NE Rail Corridor Bridges Finally Get Infrastructure Grants
Yeah, this is the boring part of politics -- but it's also the important part. Taking care of the infrastructure we already have is a no-brainer.
I love me some infrastructure, and there are few things I geek out about more than railroad infrastructure --especially when it affects Amtrak's Northeast Corridor. It's kind of insane that such an important transit artery has been systematically starved by Republicans for so long. Now, more than a dozen century-old bridges and tunnels, the backbone of the nation’s most important rail corridor, are set to receive nearly $9 billion in new infrastructure grants, U.S. Department of Transportation officials said this week. Thanks, President Biden! Via the Washington Post:
The projects include the Baltimore & Potomac Tunnel, which opened in 1873, when Ulysses S. Grant was president.

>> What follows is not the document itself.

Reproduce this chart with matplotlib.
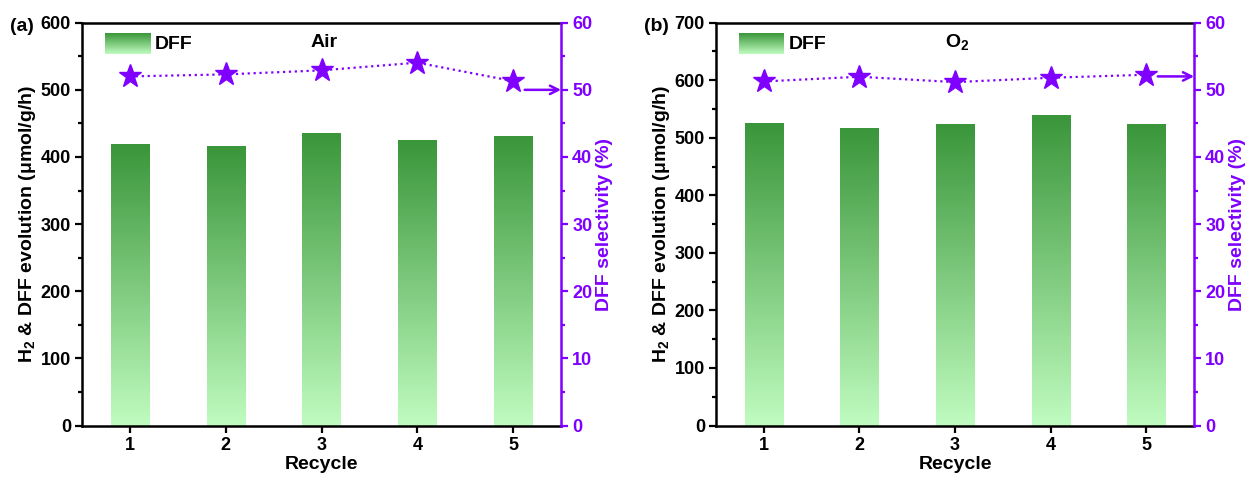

The 1.4-mile tunnel is now beset with crumbling brick and sinking floor slabs, leaving Amtrak trains creeping beneath West Baltimore at 30 mph on their way up and down the East Coast.
The list of “major backlog” projects federal officials say they are finally preparing to fund reads like a history of American infrastructure greatness frozen in amber, among them Connecticut’s Walk Bridge over the Norwalk River (Grover Cleveland), New Jersey’s Sawtooth Bridges between Newark Penn Station and Secaucus Junction (Theodore Roosevelt) and the North River Tunnel beneath the Hudson River (William Howard Taft). All are more than a hundred years old and in desperate need of overhauls.
“I know that may be hard to comprehend, but … that’s why we call it a backlog,” Amit Bose, administrator of the Federal Railroad Administration, said in an interview. “These projects have been waiting, waiting to get going — for the next hundred years.”